Sep 21, 2012 10:25 PM by John Patrick
TUCSON - University of Arizona Scientists have found some big problems when it comes to the small scale weather models.
A new study by the University of Arizona shows that climate models struggle with accuracy when it comes to time frames shorter than three decades and small scale areas. Where computer climate models gain advantage is when they are applied long term global patterns.
Koichi Sakaguchi, a doctoral student who headed the study explains, "We found out is very difficult to predict climate at a much smaller scale for say Tucson."
Part of the reason for this inaccuracy is due to the resolution of the models which can only break the earth down into 60 square mile boxes. Areas such as Tucson are too small for that to get an accurate forecast.
The UA graduate students tested the prediction skill of the computer models with a process called hindcasting.
Michael Brunke, UA graduate student, explains the process of hindcasting, "We compared what the model simulated for the twentieth century to the climate records we already know for the twentieth century."
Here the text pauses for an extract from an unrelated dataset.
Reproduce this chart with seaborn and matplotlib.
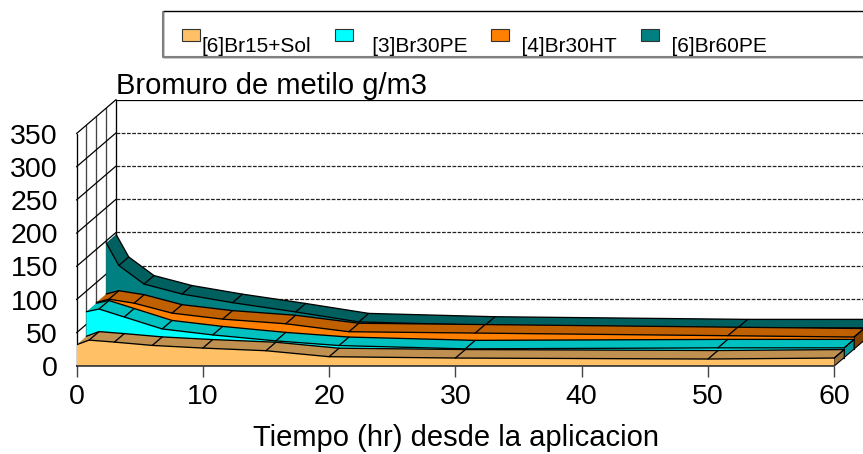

By applying the hindcasting method to the technology of today we can bring more accurate predictions down the road. "So now we found out that the models are not so good, for example say Tucson, so we should maybe add this particle detail to the model to see if it improves or not," says Sakaguchi.
Another goal of this study was to bridge the gap between forecasters and climatologists so a more precise picture of climate change can be painted. Brunke explains, "Climate models are basically the only tool that we have to try to figure out what's going to happen in the future because we don't know what the future holds."
As climate models continue to improve so will the track record with the community to trust future predictions.